No nos enseñaron abierta y directamente de igualdad de género o derechos de las mujeres y fueron pocas o inútiles las herramientas de autoconocimiento y autocontrol para establecer relaciones sanas en pareja, en familia, en sociedad (lo que hoy llamamos educación socioemocional). Lo anterior de ninguna manera excusa la violencia y la misoginia de nadie, pero explica parcialmente cómo el machismo se pasea u oculta en las aulas, detrás de múltiples caras, mientras algunos de nuestros profesores gastaban la jornada preocupados por las estudiantes que teníamos la falda corta, por poner otro ejemplo. Claro, estoy hablando algo que ¿sucedía? hace 15 años. 

La siguiente pregunta que me surge es: ¿qué pasó en las familias? Por supuesto, este es un interrogante que hay que atreverse a explorar con el espejo en la mano, pues dudo que haya una familia en nuestra sociedad que no haya han enfrentado, de una u otra forma, el machismo (perpetuado por hombres y mujeres, dicho sea de paso).

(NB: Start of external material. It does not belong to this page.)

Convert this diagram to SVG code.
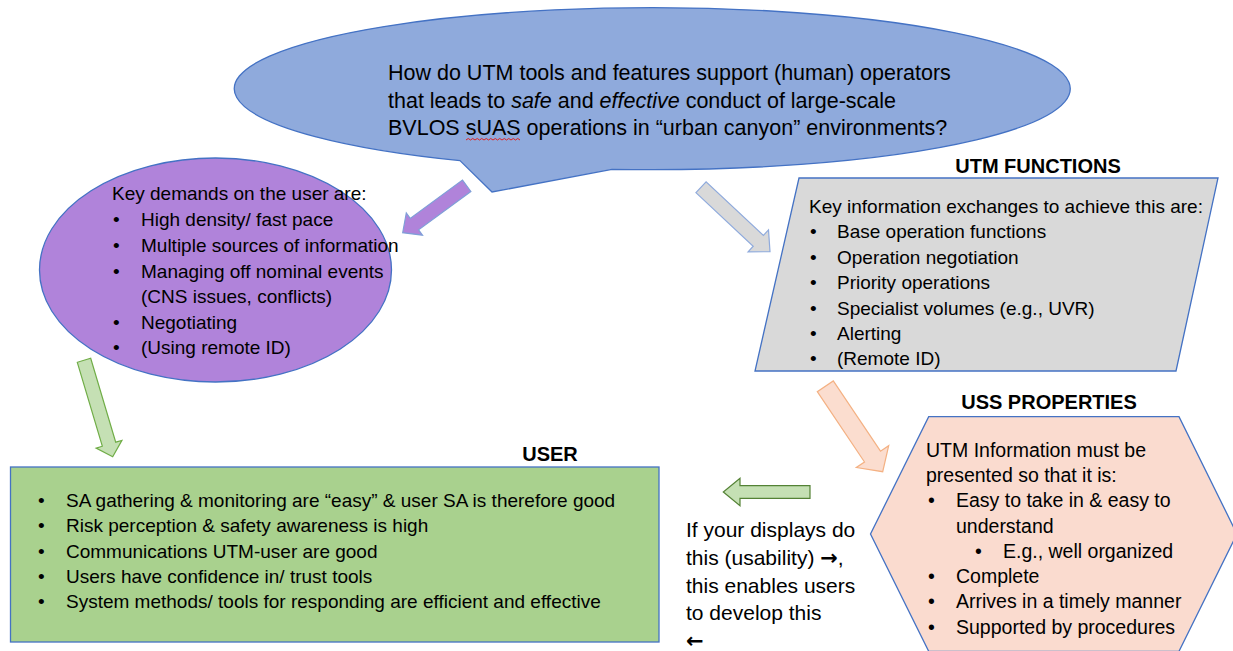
<svg xmlns="http://www.w3.org/2000/svg" width="1233" height="651" viewBox="0 0 1233 651">
<style>
text{font-family:"Liberation Sans",Arial,sans-serif;fill:#000}
.title{font-size:21.5px}
.body{font-size:19px}
.hex{font-size:19.5px}
.note{font-size:21px}
.sym{font-family:"DejaVu Sans",sans-serif;font-weight:bold}
.head{font-size:20px;font-weight:bold;text-anchor:middle}
.shape{stroke:#4472C4;stroke-width:1.3}
</style>
<rect width="1233" height="651" fill="#FFFFFF"/>

<g id="question">
<path class="shape" d="M 460 160.6 L 492 192 L 612 169.3 A 418 81 0 1 0 460 160.6 Z" fill="#8FAADC"/>
<text class="title" x="388" y="80">How do UTM tools and features support (human) operators</text>
<text class="title" x="388" y="107.5">that leads to <tspan font-style="italic">safe</tspan> and <tspan font-style="italic">effective</tspan> conduct of large-scale</text>
<text class="title" x="388" y="135">BVLOS sUAS operations in “urban canyon” environments?</text>
<path d="M466 140 l2.25 -1.5 l2.25 1.5 l2.25 -1.5 l2.25 1.5 l2.25 -1.5 l2.25 1.5 l2.25 -1.5 l2.25 1.5 l2.25 -1.5 l2.25 1.5 l2.25 -1.5 l2.25 1.5 l2.25 -1.5 l2.25 1.5 l2.25 -1.5 l2.25 1.5 l2.25 -1.5 l2.25 1.5 l2.25 -1.5 l2.25 1.5 l2.25 -1.5 l2.25 1.5 l2.25 -1.5 l2.25 1.5" fill="none" stroke="#E02020" stroke-width="1"/>
</g>

<g id="demands">
<ellipse class="shape" cx="215.5" cy="270" rx="176" ry="112" fill="#B083DA"/>
<text class="body" x="112" y="200">Key demands on the user are:</text>
<text class="body" x="113" y="226">•</text><text class="body" x="141" y="226">High density/ fast pace</text>
<text class="body" x="113" y="251.5">•</text><text class="body" x="141" y="251.5">Multiple sources of information</text>
<text class="body" x="113" y="277.5">•</text><text class="body" x="141" y="277.5">Managing off nominal events</text>
<text class="body" x="141" y="303">(CNS issues, conflicts)</text>
<text class="body" x="113" y="328.5">•</text><text class="body" x="141" y="328.5">Negotiating</text>
<text class="body" x="113" y="354">•</text><text class="body" x="141" y="354">(Using remote ID)</text>
</g>

<g id="utm-functions">
<text class="head" x="1038" y="173">UTM FUNCTIONS</text>
<polygon class="shape" points="799,178 1218,178 1176,371 755,371" fill="#D9D9D9"/>
<text class="body" x="809" y="213">Key information exchanges to achieve this are:</text>
<text class="body" x="810" y="238">•</text><text class="body" x="837" y="238">Base operation functions</text>
<text class="body" x="810" y="263.5">•</text><text class="body" x="837" y="263.5">Operation negotiation</text>
<text class="body" x="810" y="289">•</text><text class="body" x="837" y="289">Priority operations</text>
<text class="body" x="810" y="314.5">•</text><text class="body" x="837" y="314.5">Specialist volumes (e.g., UVR)</text>
<text class="body" x="810" y="339.5">•</text><text class="body" x="837" y="339.5">Alerting</text>
<text class="body" x="810" y="365">•</text><text class="body" x="837" y="365">(Remote ID)</text>
</g>

<g id="uss-properties">
<text class="head" x="1049" y="409">USS PROPERTIES</text>
<polygon class="shape" points="928.7,416.7 1179,416.7 1237,534 1179,651.3 928.7,651.3 870.5,534" fill="#FADBCF" stroke="#3F63A8"/>
<text class="hex" x="926" y="456.5">UTM Information must be</text>
<text class="hex" x="926" y="481.5">presented so that it is:</text>
<text class="hex" x="928" y="507">•</text><text class="hex" x="956" y="507">Easy to take in &amp; easy to</text>
<text class="hex" x="956" y="533">understand</text>
<text class="hex" x="975" y="558">•</text><text class="hex" x="1003" y="558">E.g., well organized</text>
<text class="hex" x="928" y="583">•</text><text class="hex" x="956" y="583">Complete</text>
<text class="hex" x="928" y="608">•</text><text class="hex" x="956" y="608">Arrives in a timely manner</text>
<text class="hex" x="928" y="633.5">•</text><text class="hex" x="956" y="633.5">Supported by procedures</text>
</g>

<g id="user">
<text class="head" x="550" y="461">USER</text>
<rect class="shape" x="10.5" y="467" width="648.5" height="175" fill="#A9D18E"/>
<text class="body" x="38" y="506.5">•</text><text class="body" x="66" y="506.5">SA gathering &amp; monitoring are “easy” &amp; user SA is therefore good</text>
<text class="body" x="38" y="532">•</text><text class="body" x="66" y="532">Risk perception &amp; safety awareness is high</text>
<text class="body" x="38" y="558">•</text><text class="body" x="66" y="558">Communications UTM-user are good</text>
<text class="body" x="38" y="583">•</text><text class="body" x="66" y="583">Users have confidence in/ trust tools</text>
<text class="body" x="38" y="608">•</text><text class="body" x="66" y="608">System methods/ tools for responding are efficient and effective</text>
</g>

<g id="usability-note">
<text class="note" x="686" y="537">If your displays do</text>
<text class="note" x="686" y="564.5">this (usability) <tspan class="sym">→</tspan>,</text>
<text class="note" x="686" y="592.5">this enables users</text>
<text class="note" x="686" y="620">to develop this</text>
<text class="note sym" x="686" y="648">←</text>
</g>

<g id="connectors" stroke-width="1.2" stroke-linejoin="miter">
<polygon id="arrow-question-demands" points="470.9,191.5 418.6,229.8 422.5,235.2 402.7,232.7 406.3,213.0 410.2,218.4 462.5,180.1" fill="#B083DA" stroke="#7F9FD8"/>
<polygon id="arrow-question-functions" points="695.9,192.6 753.2,246.2 748.1,251.8 770,251.7 768.5,229.9 763.4,235.4 706.1,181.8" fill="#D9D9D9" stroke="#8FAADC"/>
<polygon id="arrow-functions-uss" points="817.3,391.7 864.5,462.0 856.3,467.5 882.7,471.7 888.7,445.7 880.5,451.2 833.3,380.9" fill="#FBDDCF" stroke="#F4B183"/>
<polygon id="arrow-demands-user" points="77.3,362.3 102.3,446.2 96.1,448.1 112.7,456.7 121.9,440.4 115.7,442.2 90.7,358.3" fill="#C5E0B4" stroke="#70AD47"/>
<polygon id="arrow-uss-user" points="810,485.7 740,485.7 740,478.3 723.3,492 740,505.7 740,498.3 810,498.3" fill="#C5E0B4" stroke="#548235"/>
</g>
</svg>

Está comprobado que “los niños son como esponjas”, por tanto, TODAS las experiencias de la infancia y adolescencia juegan un papel fundamental en nuestra vida adulta. Desde luego, creo que nadie se propone educar seres violentos, pero requiere un trabajo personal enorme, casi eterno, el evitar reproducir aquello dañino o contradictorio que vimos en nuestro núcleo familiar, y no todo el mundo lo hace. De nuevo, aquí no intento justificar el maltrato, sino arrojar luz sobre un monstruo que nos cuesta ver, porque tiene mil y una formas, no actúa siempre igual, no se sabe por dónde se cuela o cuál será su próximo paso, hasta que nos toca a la puerta. 

En 2021, según la Red de Mujeres de Ibagué, los casos de maltrato físico y psicológico aumentaron en 50 %. Esto quiere decir que la historia de Góngora o Sánchez, dos hombres jóvenes, con cierta base de privilegios y oportunidades, con títulos profesionales y demás, se multiplica por toda la ciudad, pero no necesariamente de la misma manera; esta es una violencia que no discrimina barrios, colores, ideologías ni religiones.

Las mujeres no denunciamos, entre muchas otras razones, porque la justicia suele ser cómplice de la violencia, pero la educación y las familias también lo han sido. La asignatura pendiente, entonces, es la coeducación: educar en la familia y en el aula bajo un modelo libre de sexismo. Lastimosamente, de no asumirla, seguiremos siendo encubridores, protagonistas y eventualmente víctimas de más historias de violencia y machismo.